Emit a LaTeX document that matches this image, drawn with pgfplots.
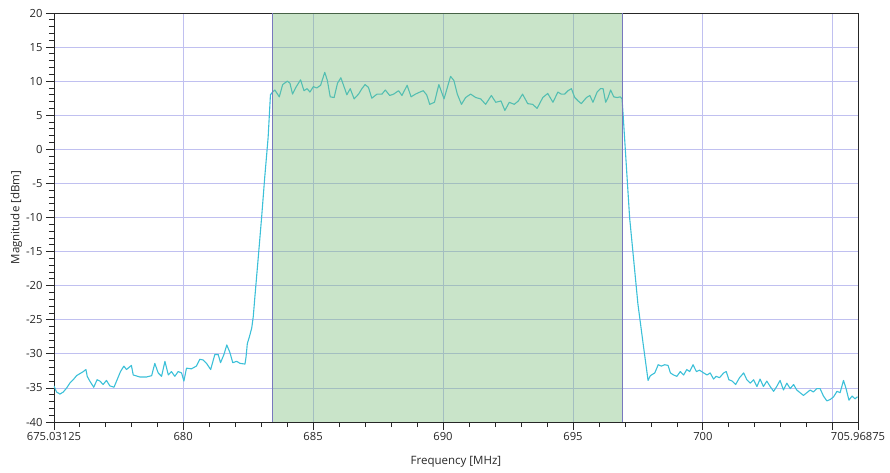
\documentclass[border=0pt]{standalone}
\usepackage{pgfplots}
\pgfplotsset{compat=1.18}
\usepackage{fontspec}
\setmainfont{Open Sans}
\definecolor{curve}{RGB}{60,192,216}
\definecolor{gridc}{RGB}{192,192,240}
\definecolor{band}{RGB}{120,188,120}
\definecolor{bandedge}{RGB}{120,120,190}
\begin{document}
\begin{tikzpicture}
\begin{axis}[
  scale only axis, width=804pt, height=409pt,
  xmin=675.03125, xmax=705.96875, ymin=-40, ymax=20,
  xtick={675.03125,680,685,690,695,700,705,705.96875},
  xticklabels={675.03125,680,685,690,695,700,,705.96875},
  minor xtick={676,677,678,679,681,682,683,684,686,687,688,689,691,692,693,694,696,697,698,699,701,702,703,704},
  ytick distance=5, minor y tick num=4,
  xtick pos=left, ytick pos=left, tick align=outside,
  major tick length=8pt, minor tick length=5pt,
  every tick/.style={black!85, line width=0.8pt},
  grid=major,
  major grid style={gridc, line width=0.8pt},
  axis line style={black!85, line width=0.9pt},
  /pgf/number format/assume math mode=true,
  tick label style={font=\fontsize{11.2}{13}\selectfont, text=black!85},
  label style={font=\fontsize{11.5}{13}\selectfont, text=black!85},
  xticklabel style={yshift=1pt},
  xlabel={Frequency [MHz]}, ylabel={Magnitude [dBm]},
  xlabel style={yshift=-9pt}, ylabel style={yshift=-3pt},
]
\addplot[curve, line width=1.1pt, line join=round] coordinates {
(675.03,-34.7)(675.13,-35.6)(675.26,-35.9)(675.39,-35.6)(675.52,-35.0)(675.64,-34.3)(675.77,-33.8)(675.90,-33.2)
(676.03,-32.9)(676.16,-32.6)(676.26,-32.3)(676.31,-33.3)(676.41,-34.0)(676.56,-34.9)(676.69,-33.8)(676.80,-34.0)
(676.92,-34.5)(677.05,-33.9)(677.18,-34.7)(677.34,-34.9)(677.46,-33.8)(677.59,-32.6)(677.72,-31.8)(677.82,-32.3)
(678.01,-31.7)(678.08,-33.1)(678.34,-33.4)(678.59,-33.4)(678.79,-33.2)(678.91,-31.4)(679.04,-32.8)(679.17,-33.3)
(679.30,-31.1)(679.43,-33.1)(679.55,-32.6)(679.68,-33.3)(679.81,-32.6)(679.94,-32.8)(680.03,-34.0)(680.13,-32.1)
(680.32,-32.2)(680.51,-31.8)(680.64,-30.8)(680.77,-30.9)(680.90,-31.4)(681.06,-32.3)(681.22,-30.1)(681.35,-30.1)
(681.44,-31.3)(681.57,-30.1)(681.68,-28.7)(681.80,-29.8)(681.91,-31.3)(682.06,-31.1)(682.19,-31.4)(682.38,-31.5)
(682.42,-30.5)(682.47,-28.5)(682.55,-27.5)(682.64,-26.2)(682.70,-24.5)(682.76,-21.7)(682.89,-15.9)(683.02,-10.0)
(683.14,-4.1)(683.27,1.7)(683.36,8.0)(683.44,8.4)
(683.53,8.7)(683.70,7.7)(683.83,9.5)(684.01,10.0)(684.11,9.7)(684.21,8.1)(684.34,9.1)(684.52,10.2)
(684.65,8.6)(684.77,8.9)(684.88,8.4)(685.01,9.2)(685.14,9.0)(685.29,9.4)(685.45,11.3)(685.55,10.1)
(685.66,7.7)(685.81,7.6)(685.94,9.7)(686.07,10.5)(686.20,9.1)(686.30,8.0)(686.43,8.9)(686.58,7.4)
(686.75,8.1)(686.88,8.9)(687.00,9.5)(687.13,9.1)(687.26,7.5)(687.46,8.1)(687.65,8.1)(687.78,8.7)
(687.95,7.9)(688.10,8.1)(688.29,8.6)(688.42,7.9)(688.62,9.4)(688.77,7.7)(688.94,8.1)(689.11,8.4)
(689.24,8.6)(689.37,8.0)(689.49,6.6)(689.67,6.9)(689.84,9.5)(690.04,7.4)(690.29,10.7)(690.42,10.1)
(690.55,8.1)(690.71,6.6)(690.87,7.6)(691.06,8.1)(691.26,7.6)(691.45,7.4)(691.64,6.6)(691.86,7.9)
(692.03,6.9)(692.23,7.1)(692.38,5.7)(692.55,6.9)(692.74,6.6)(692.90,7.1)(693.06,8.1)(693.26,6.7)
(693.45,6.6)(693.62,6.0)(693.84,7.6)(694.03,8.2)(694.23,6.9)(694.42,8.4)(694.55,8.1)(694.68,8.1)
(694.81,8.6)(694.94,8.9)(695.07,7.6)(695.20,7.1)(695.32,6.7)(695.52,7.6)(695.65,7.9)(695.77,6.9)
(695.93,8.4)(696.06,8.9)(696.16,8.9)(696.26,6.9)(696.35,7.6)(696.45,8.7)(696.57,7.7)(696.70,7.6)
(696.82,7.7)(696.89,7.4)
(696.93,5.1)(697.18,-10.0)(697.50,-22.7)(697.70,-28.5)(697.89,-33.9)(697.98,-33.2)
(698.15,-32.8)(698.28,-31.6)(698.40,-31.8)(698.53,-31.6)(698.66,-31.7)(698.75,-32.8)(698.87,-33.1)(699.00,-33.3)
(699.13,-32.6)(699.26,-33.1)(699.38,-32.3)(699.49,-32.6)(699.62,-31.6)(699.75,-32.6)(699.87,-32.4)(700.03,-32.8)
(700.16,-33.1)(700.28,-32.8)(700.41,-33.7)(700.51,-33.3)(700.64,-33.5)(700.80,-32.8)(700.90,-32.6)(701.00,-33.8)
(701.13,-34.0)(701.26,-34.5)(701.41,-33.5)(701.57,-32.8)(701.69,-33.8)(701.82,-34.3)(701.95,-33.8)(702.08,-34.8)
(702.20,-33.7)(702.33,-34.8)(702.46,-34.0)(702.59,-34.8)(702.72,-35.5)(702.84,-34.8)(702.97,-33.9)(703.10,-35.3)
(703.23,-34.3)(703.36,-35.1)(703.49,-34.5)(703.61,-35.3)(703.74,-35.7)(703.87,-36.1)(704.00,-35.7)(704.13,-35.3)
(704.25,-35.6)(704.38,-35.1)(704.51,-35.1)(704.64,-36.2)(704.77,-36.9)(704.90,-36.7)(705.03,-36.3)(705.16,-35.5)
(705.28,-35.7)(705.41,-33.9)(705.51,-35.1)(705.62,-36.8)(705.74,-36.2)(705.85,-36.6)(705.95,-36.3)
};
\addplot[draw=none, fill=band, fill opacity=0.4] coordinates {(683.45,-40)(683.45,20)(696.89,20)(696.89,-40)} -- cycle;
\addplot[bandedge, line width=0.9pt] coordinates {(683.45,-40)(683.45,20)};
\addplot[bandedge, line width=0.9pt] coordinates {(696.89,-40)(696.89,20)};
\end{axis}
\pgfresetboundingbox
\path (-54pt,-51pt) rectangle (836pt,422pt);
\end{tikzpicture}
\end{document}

- - -

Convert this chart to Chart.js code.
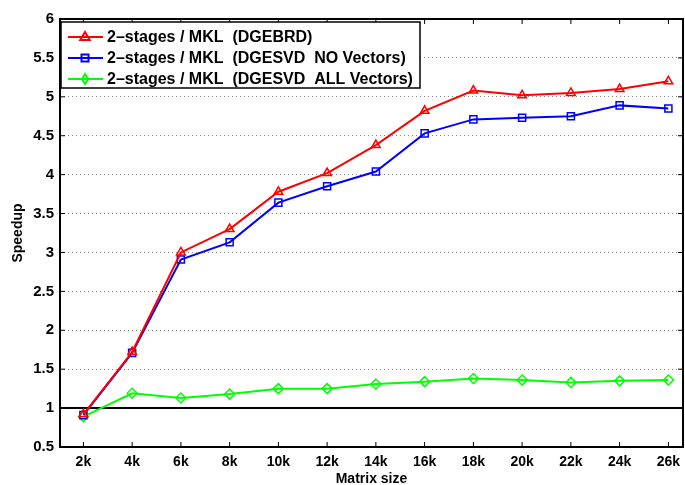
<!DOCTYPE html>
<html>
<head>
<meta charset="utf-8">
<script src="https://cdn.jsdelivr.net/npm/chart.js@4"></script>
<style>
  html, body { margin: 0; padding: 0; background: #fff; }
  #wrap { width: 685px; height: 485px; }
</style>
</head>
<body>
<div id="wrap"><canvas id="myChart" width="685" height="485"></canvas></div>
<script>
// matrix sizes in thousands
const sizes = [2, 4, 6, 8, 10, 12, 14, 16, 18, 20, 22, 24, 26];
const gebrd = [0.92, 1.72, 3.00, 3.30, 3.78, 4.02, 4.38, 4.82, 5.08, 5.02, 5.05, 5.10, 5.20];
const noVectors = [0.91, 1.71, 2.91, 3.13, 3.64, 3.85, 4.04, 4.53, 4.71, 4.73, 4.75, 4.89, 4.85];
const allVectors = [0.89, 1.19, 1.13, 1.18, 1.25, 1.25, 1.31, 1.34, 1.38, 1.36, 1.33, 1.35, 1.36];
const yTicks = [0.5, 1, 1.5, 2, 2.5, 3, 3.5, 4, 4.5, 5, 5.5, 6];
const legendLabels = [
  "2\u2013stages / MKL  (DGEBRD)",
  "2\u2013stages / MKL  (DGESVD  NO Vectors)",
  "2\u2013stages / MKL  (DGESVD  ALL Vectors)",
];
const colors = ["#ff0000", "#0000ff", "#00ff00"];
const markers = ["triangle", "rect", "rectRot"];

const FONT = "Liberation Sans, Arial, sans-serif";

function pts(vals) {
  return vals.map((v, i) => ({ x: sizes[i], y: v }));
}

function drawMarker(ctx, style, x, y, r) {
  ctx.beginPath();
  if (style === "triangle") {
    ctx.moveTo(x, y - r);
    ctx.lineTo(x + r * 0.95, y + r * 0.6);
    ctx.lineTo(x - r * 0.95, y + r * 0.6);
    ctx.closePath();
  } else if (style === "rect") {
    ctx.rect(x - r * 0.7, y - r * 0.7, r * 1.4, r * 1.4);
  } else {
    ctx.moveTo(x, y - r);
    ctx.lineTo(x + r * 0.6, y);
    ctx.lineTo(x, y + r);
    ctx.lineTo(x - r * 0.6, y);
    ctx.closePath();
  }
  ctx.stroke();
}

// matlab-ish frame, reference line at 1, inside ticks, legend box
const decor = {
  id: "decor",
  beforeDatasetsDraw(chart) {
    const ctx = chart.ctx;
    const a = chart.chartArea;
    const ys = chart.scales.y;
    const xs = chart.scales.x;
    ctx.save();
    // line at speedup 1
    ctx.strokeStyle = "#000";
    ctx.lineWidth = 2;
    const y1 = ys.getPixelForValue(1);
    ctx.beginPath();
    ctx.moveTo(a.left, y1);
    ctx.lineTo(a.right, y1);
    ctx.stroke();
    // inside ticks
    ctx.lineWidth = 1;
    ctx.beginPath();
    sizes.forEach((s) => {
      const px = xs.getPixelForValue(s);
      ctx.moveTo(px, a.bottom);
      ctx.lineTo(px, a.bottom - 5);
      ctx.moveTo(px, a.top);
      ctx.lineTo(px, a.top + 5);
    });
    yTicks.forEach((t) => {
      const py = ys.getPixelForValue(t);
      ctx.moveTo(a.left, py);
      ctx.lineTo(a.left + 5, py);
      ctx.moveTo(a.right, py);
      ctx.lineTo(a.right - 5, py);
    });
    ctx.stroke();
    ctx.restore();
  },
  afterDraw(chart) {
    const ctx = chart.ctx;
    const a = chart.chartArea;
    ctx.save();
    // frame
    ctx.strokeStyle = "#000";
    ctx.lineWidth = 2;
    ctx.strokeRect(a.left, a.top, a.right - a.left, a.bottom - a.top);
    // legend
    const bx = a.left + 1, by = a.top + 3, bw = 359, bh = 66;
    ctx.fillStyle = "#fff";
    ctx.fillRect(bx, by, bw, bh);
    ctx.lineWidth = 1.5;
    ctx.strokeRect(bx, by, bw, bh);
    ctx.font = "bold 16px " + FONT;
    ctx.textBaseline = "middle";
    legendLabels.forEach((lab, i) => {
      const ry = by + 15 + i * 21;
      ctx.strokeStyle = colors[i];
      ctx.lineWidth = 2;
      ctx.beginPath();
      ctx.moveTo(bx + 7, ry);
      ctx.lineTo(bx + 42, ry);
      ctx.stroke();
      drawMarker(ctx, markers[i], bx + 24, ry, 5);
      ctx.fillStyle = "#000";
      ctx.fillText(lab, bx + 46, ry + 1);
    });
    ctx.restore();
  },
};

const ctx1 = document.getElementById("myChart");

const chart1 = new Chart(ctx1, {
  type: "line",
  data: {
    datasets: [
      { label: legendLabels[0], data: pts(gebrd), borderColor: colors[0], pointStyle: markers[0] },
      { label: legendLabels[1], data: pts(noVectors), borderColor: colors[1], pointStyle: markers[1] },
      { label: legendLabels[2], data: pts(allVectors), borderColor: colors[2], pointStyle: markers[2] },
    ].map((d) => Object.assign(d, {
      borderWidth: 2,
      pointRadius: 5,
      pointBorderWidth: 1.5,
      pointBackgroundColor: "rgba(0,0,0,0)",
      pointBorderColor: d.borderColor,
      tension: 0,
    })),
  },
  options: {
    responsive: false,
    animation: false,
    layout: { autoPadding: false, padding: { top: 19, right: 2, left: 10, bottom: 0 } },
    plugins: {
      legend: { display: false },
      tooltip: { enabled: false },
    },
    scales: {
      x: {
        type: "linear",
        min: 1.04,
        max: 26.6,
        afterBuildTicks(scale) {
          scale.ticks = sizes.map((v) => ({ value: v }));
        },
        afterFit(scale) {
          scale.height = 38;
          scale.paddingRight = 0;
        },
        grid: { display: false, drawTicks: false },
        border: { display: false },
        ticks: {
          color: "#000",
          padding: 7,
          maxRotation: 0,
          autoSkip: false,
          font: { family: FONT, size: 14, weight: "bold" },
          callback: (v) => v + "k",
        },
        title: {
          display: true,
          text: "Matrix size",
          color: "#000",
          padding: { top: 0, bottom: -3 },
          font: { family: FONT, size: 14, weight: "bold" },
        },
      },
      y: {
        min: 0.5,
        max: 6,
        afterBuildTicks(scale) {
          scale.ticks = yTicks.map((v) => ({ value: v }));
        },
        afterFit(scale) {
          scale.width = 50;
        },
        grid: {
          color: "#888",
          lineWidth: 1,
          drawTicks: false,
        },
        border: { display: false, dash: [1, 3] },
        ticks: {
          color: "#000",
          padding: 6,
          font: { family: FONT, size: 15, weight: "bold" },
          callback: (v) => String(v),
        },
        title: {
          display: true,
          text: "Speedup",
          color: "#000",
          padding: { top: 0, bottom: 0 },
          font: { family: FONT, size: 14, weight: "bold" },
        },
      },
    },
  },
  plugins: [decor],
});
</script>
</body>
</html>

- - -

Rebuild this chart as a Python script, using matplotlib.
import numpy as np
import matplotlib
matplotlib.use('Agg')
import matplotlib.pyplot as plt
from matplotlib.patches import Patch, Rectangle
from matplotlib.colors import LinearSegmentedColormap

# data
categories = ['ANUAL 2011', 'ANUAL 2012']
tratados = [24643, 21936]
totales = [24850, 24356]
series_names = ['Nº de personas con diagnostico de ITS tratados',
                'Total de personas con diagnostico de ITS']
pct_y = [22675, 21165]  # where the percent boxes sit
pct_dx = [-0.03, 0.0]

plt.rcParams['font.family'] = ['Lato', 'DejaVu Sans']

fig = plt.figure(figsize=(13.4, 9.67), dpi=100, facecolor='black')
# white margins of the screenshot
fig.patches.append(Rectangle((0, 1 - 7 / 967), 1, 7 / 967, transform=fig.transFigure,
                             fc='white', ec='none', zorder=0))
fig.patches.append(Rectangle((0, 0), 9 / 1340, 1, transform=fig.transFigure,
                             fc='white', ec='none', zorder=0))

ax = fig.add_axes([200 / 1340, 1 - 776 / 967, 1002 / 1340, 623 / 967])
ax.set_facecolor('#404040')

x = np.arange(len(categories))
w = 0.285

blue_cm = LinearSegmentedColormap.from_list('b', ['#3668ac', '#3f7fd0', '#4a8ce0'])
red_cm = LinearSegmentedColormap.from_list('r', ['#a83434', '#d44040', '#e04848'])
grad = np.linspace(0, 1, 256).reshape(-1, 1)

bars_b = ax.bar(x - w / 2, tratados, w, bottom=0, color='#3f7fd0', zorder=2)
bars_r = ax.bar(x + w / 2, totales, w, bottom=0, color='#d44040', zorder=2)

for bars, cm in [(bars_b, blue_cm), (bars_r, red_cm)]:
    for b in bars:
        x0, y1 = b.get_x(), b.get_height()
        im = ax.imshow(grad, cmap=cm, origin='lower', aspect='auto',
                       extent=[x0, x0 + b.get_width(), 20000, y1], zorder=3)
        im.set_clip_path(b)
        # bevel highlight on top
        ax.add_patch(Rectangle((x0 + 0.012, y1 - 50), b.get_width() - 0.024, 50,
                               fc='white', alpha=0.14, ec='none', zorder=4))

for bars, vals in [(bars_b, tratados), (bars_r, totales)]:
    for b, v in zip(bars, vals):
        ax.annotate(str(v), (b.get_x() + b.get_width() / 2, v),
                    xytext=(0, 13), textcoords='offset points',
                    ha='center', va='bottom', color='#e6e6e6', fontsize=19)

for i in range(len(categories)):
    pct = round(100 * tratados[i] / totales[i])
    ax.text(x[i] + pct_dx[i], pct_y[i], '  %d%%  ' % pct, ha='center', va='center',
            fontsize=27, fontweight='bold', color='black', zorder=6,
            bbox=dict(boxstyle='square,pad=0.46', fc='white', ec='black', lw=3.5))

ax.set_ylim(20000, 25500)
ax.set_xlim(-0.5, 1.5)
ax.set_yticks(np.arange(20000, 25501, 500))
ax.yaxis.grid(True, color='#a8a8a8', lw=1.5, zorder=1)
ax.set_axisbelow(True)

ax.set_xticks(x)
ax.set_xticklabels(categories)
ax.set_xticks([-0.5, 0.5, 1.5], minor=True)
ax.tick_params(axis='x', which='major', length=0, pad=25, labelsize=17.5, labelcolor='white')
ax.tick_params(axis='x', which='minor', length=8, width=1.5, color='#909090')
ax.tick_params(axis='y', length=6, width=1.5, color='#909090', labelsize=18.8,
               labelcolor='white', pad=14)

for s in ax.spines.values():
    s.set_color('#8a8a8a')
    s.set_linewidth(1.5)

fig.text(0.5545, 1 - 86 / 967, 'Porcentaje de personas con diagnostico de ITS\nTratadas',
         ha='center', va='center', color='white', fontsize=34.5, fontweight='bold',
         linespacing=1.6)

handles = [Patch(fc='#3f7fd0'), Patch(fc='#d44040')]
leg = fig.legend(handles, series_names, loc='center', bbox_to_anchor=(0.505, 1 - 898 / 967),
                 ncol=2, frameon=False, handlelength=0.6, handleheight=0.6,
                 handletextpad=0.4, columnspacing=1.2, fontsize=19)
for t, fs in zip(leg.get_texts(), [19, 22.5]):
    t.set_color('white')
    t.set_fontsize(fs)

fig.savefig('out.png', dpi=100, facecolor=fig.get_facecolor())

- - -

▶ **DESCRIPTION OF THE TASK**
Find every line in the records above that holds the word "matplotlib", and copy each one.

▶ **SOLUTION TO THIS EXERCISE**
Rebuild this chart as a Python script, using matplotlib.
import matplotlib
matplotlib.use('Agg')
import matplotlib.pyplot as plt
from matplotlib.patches import Patch, Rectangle
from matplotlib.colors import LinearSegmentedColormap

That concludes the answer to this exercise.